**Work instructions:**
Starting from the top of the material, restate each line exactly until the line that contains "const fontSize = 31;", which is also copied. Pictures are excluded.

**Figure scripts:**
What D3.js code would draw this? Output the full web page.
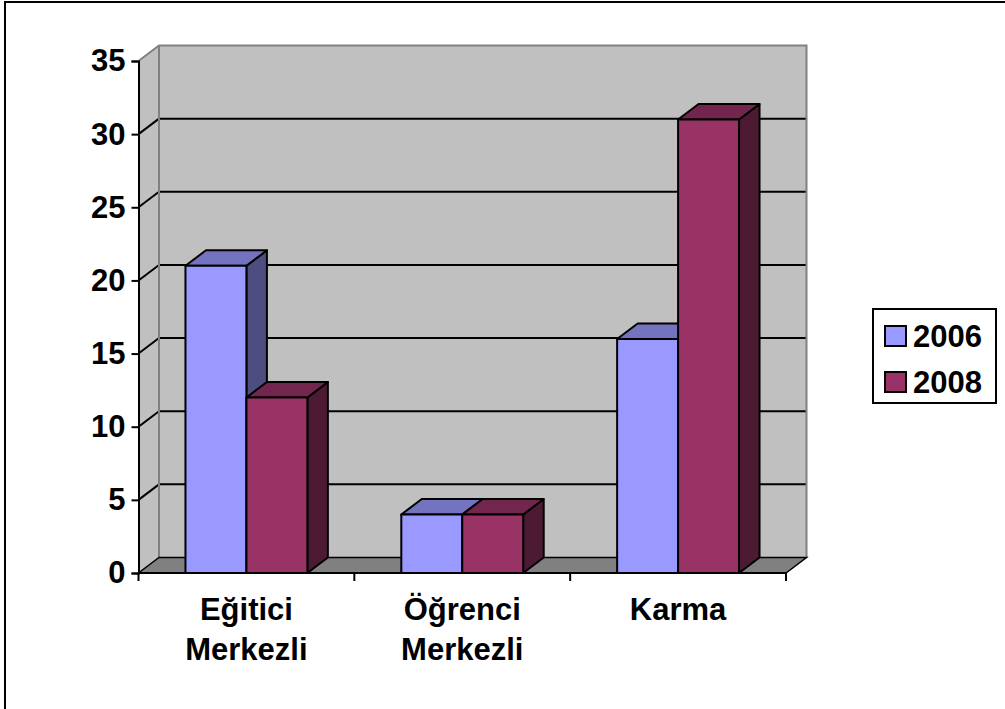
<!DOCTYPE html>
<html>
<head>
<meta charset="utf-8">
<script src="https://cdn.jsdelivr.net/npm/d3@7"></script>
<style>
    body { margin: 0; background: #fff; }
    text { font-family: "Liberation Sans", Arial, sans-serif; font-weight: bold; fill: #000; }
</style>
</head>
<body>
<svg id="chart" width="1005" height="709"></svg>
<script>
//  data
const categories = ["Eğitici Merkezli", "Öğrenci Merkezli", "Karma"];
const seriesNames = ["2006", "2008"];
const values2006 = [21, 4, 16];
const values2008 = [12, 4, 31];
const yTicks = [0, 5, 10, 15, 20, 25, 30, 35];

const seriesValues = [values2006, values2008];
const seriesColors = [
    { front: "#9999ff", top: "#7373bf", side: "#4d4d80" },
    { front: "#993366", top: "#73264d", side: "#4d1a33" }
];

const svg = d3.select("#chart");
const fontSize = 31;

//  depth offset of the 3d box
const DX = 20.5, DY = 15.5;
const plotLeft = 138.5, plotRight = 786, plotBottom = 573, plotTop = 61;

const x0 = d3.scaleBand().domain(categories).range([plotLeft, plotRight]);
const gap = x0.bandwidth() * 0.2176;
const x1 = d3.scaleBand().domain(seriesNames).range([gap, x0.bandwidth() - gap]);
const y = d3.scaleLinear().domain([0, 35]).range([plotBottom, plotTop]);

const pts = arr => arr.map(p => p.join(",")).join(" ");

//  outer frame
svg.append("rect").attr("x", 5).attr("y", 2).attr("width", 1010).attr("height", 720)
    .attr("fill", "none").attr("stroke", "#000").attr("stroke-width", 2);

//  walls
svg.append("polygon")
    .attr("points", pts([[plotLeft + DX, y(35) - DY], [plotRight + DX, y(35) - DY], [plotRight + DX, y(0) - DY], [plotLeft + DX, y(0) - DY]]))
    .attr("fill", "#c0c0c0");
svg.append("polygon")
    .attr("points", pts([[plotLeft, y(35)], [plotLeft + DX, y(35) - DY], [plotLeft + DX, y(0) - DY], [plotLeft, y(0)]]))
    .attr("fill", "#c0c0c0");

//  gridlines on the walls
const grid = svg.append("g");
yTicks.filter(v => v > 0 && v < 35).forEach(v => {
    grid.append("line").attr("x1", plotLeft + DX).attr("x2", plotRight + DX)
        .attr("y1", y(v) - DY).attr("y2", y(v) - DY)
        .attr("stroke", "#000").attr("stroke-width", 2);
    grid.append("line").attr("x1", plotLeft).attr("x2", plotLeft + DX)
        .attr("y1", y(v)).attr("y2", y(v) - DY)
        .attr("stroke", "#000").attr("stroke-width", 2);
});

//  wall edges
svg.append("polyline")
    .attr("points", pts([[plotLeft, y(35)], [plotLeft + DX, y(35) - DY], [plotRight + DX, y(35) - DY], [plotRight + DX, y(0) - DY]]))
    .attr("fill", "none").attr("stroke", "#808080").attr("stroke-width", 2);
svg.append("line").attr("x1", plotLeft + DX).attr("x2", plotLeft + DX)
    .attr("y1", y(35) - DY).attr("y2", y(0) - DY)
    .attr("stroke", "#808080").attr("stroke-width", 2);

//  floor
svg.append("polygon")
    .attr("points", pts([[plotLeft, y(0)], [plotRight, y(0)], [plotRight + DX, y(0) - DY], [plotLeft + DX, y(0) - DY]]))
    .attr("fill", "#808080").attr("stroke", "#000").attr("stroke-width", 1.5);

//  bars, left to right
const bars = svg.append("g");
categories.forEach((c, ci) => {
    seriesNames.forEach((s, si) => {
        const v = seriesValues[si][ci];
        const xa = x0(c) + x1(s), xb = xa + x1.bandwidth();
        const ya = y(v), yb = y(0);
        const col = seriesColors[si];
        const g = bars.append("g").attr("stroke", "#000").attr("stroke-width", 2).attr("stroke-linejoin", "round");
        g.append("polygon").attr("points", pts([[xb, ya], [xb + DX, ya - DY], [xb + DX, yb - DY], [xb, yb]]))
            .attr("fill", col.side);
        g.append("polygon").attr("points", pts([[xa, ya], [xa + DX, ya - DY], [xb + DX, ya - DY], [xb, ya]]))
            .attr("fill", col.top);
        g.append("rect").attr("x", xa).attr("y", ya).attr("width", xb - xa).attr("height", yb - ya)
            .attr("fill", col.front);
    });
});

//  value axis
const yAxis = svg.append("g").attr("transform", `translate(${plotLeft},0)`)
    .call(d3.axisLeft(y).tickValues(yTicks).tickSize(7).tickPadding(6));
yAxis.select(".domain").attr("stroke", "#000").attr("stroke-width", 2);
yAxis.selectAll(".tick line").attr("stroke", "#000").attr("stroke-width", 2);
yAxis.selectAll(".tick text").attr("font-size", fontSize).attr("font-family", null).attr("fill", "#000");

//  category axis
svg.append("line").attr("x1", plotLeft).attr("x2", plotRight).attr("y1", plotBottom).attr("y2", plotBottom)
    .attr("stroke", "#000").attr("stroke-width", 2);
categories.concat([null]).forEach((c, i) => {
    const xt = plotLeft + i * x0.step();
    svg.append("line").attr("x1", xt).attr("x2", xt).attr("y1", plotBottom).attr("y2", plotBottom + 8)
        .attr("stroke", "#000").attr("stroke-width", 2);
});
categories.forEach(c => {
    const t = svg.append("text").attr("text-anchor", "middle").attr("font-size", fontSize)
        .attr("x", x0(c) + x0.bandwidth() / 2).attr("y", 620);
    c.split(" ").forEach((w, i) => {
        t.append("tspan").attr("x", x0(c) + x0.bandwidth() / 2).attr("y", 620 + i * 40).text(w);
    });
});

//  legend
const legend = svg.append("g").attr("transform", "translate(873,309)");
legend.append("rect").attr("width", 123).attr("height", 94)
    .attr("fill", "#fff").attr("stroke", "#000").attr("stroke-width", 2);
seriesNames.forEach((s, i) => {
    legend.append("rect").attr("x", 12).attr("y", 17 + i * 46).attr("width", 21).attr("height", 20)
        .attr("fill", seriesColors[i].front).attr("stroke", "#000").attr("stroke-width", 2);
    legend.append("text").attr("x", 40).attr("y", 38 + i * 46).attr("font-size", fontSize).text(s);
});
</script>
</body>
</html>
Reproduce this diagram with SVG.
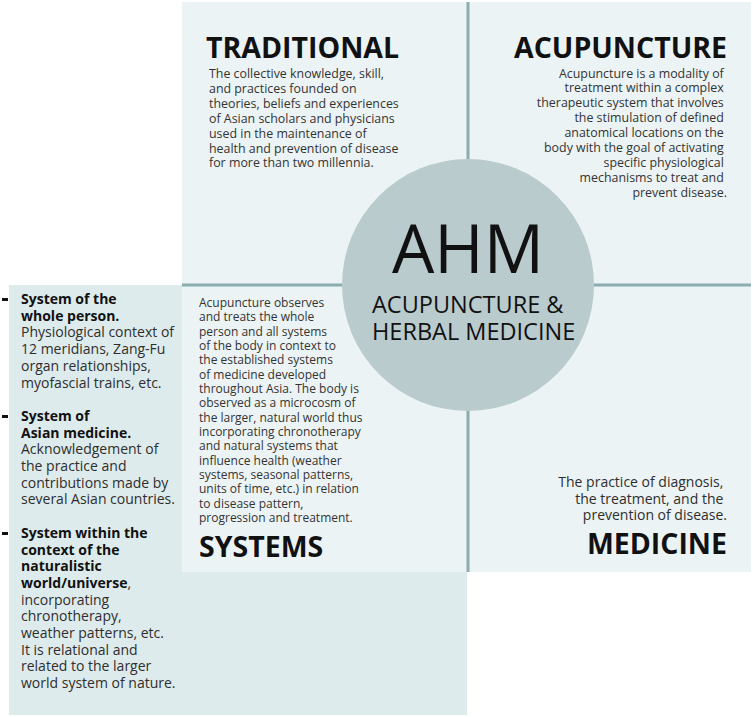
<svg xmlns="http://www.w3.org/2000/svg" width="753" height="717" viewBox="0 0 753 717">
<style>
  .bg{fill:#ffffff}
  .panel{fill:#deebec}
  .quad{fill:#ecf3f5}
  .circle{fill:#b9cbcd}
  .div{stroke:#8aaeae;stroke-width:3;fill:none}
  .h{font-family:"Open Sans","Liberation Sans",sans-serif;font-weight:700;font-size:28.5px;fill:#111}
  .b1{font-family:"Open Sans","Liberation Sans",sans-serif;font-size:12.4px;fill:#333}
  .b2{font-family:"Open Sans","Liberation Sans",sans-serif;font-size:12px;fill:#333}
  .b3{font-family:"Open Sans","Liberation Sans",sans-serif;font-size:14px;fill:#2e2e2e}
  .bold{font-weight:700;fill:#111}
  .end{text-anchor:end}
  .c1{font-family:"Open Sans","Liberation Sans",sans-serif;font-size:67px;fill:#111;text-anchor:middle}
  .c2{font-family:"Open Sans","Liberation Sans",sans-serif;font-size:23.5px;fill:#111}
  .dash{fill:#111}
</style>
<rect class="bg" x="0" y="0" width="753" height="717"/>
<g id="left-panel">
  <rect class="panel" x="9" y="285" width="458" height="430"/>
  <rect class="dash" x="2" y="298" width="6" height="3"/>
  <rect class="dash" x="2" y="415" width="6" height="3"/>
  <rect class="dash" x="2" y="532" width="6" height="3"/>
  <text class="b3">
    <tspan class="bold" x="21" y="304">System of the</tspan>
    <tspan class="bold" x="21" y="320.7">whole person.</tspan>
    <tspan x="21" y="337.4">Physiological context of</tspan>
    <tspan x="21" y="354.1">12 meridians, Zang-Fu</tspan>
    <tspan x="21" y="370.8">organ relationships,</tspan>
    <tspan x="21" y="387.5">myofascial trains, etc.</tspan>
    <tspan class="bold" x="21" y="420.9">System of</tspan>
    <tspan class="bold" x="21" y="437.6">Asian medicine.</tspan>
    <tspan x="21" y="454.3">Acknowledgement of</tspan>
    <tspan x="21" y="471">the practice and</tspan>
    <tspan x="21" y="487.7">contributions made by</tspan>
    <tspan x="21" y="504.4">several Asian countries.</tspan>
    <tspan class="bold" x="21" y="537.8">System within the</tspan>
    <tspan class="bold" x="21" y="554.5">context of the</tspan>
    <tspan class="bold" x="21" y="571.2">naturalistic</tspan>
    <tspan class="bold" x="21" y="587.9">world/universe</tspan><tspan>,</tspan>
    <tspan x="21" y="604.6">incorporating</tspan>
    <tspan x="21" y="621.3">chronotherapy,</tspan>
    <tspan x="21" y="638">weather patterns, etc.</tspan>
    <tspan x="21" y="654.7">It is relational and</tspan>
    <tspan x="21" y="671.4">related to the larger</tspan>
    <tspan x="21" y="688.1">world system of nature.</tspan>
  </text>
</g>
<rect class="quad" x="182" y="2" width="569" height="570"/>
<g id="connectors">
  <line class="div" x1="468" y1="2" x2="468" y2="572"/>
  <line class="div" x1="182" y1="285" x2="751" y2="285"/>
</g>
<g id="traditional">
  <text class="h" x="206" y="58">TRADITIONAL</text>
  <text class="b1">
    <tspan x="209" y="78">The collective knowledge, skill,</tspan>
    <tspan x="209" y="92.9">and practices founded on</tspan>
    <tspan x="209" y="107.8">theories, beliefs and experiences</tspan>
    <tspan x="209" y="122.7">of Asian scholars and physicians</tspan>
    <tspan x="209" y="137.6">used in the maintenance of</tspan>
    <tspan x="209" y="152.5">health and prevention of disease</tspan>
    <tspan x="209" y="167.4">for more than two millennia.</tspan>
  </text>
</g>
<g id="acupuncture">
  <text class="h end" x="727" y="58">ACUPUNCTURE</text>
  <text class="b1 end">
    <tspan x="727" y="77.5">Acupuncture is a modality of</tspan>
    <tspan x="727" y="92.4">treatment within a complex</tspan>
    <tspan x="727" y="107.3">therapeutic system that involves</tspan>
    <tspan x="727" y="122.2">the stimulation of defined</tspan>
    <tspan x="727" y="137.1">anatomical locations on the</tspan>
    <tspan x="727" y="152">body with the goal of activating</tspan>
    <tspan x="727" y="166.9">specific physiological</tspan>
    <tspan x="727" y="181.8">mechanisms to treat and</tspan>
    <tspan x="727" y="196.7">prevent disease.</tspan>
  </text>
</g>
<g id="systems">
  <text class="b2">
    <tspan x="199" y="307">Acupuncture observes</tspan>
    <tspan x="199" y="321.3">and treats the whole</tspan>
    <tspan x="199" y="335.7">person and all systems</tspan>
    <tspan x="199" y="350">of the body in context to</tspan>
    <tspan x="199" y="364.3">the established systems</tspan>
    <tspan x="199" y="378.7">of medicine developed</tspan>
    <tspan x="199" y="393">throughout Asia. The body is</tspan>
    <tspan x="199" y="407.3">observed as a microcosm of</tspan>
    <tspan x="199" y="421.6">the larger, natural world thus</tspan>
    <tspan x="199" y="436">incorporating chronotherapy</tspan>
    <tspan x="199" y="450.3">and natural systems that</tspan>
    <tspan x="199" y="464.6">influence health (weather</tspan>
    <tspan x="199" y="479">systems, seasonal patterns,</tspan>
    <tspan x="199" y="493.3">units of time, etc.) in relation</tspan>
    <tspan x="199" y="507.6">to disease pattern,</tspan>
    <tspan x="199" y="522">progression and treatment.</tspan>
  </text>
  <text class="h" x="199" y="557">SYSTEMS</text>
</g>
<g id="medicine">
  <text class="b3 end">
    <tspan x="727" y="487">The practice of diagnosis,</tspan>
    <tspan x="727" y="503.7">the treatment, and the</tspan>
    <tspan x="727" y="520.4">prevention of disease.</tspan>
  </text>
  <text class="h end" x="727" y="554">MEDICINE</text>
</g>
<g id="ahm">
  <circle class="circle" cx="468" cy="285" r="126"/>
  <text class="c1" x="468" y="273">AHM</text>
  <text class="c2" x="372" y="313">ACUPUNCTURE &amp;</text>
  <text class="c2" x="372" y="340">HERBAL MEDICINE</text>
</g>
</svg>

**Exercise result:**
What D3.js code would draw this? Output the full web page.
<!DOCTYPE html>
<html>
<head>
<meta charset="utf-8">
<script src="https://cdn.jsdelivr.net/npm/d3@7"></script>
<style>
    body { margin: 0; background: #fff; }
    text { font-family: "Liberation Sans", Arial, sans-serif; font-weight: bold; fill: #000; }
</style>
</head>
<body>
<svg id="chart" width="1005" height="709"></svg>
<script>
//  data
const categories = ["Eğitici Merkezli", "Öğrenci Merkezli", "Karma"];
const seriesNames = ["2006", "2008"];
const values2006 = [21, 4, 16];
const values2008 = [12, 4, 31];
const yTicks = [0, 5, 10, 15, 20, 25, 30, 35];

const seriesValues = [values2006, values2008];
const seriesColors = [
    { front: "#9999ff", top: "#7373bf", side: "#4d4d80" },
    { front: "#993366", top: "#73264d", side: "#4d1a33" }
];

const svg = d3.select("#chart");
const fontSize = 31;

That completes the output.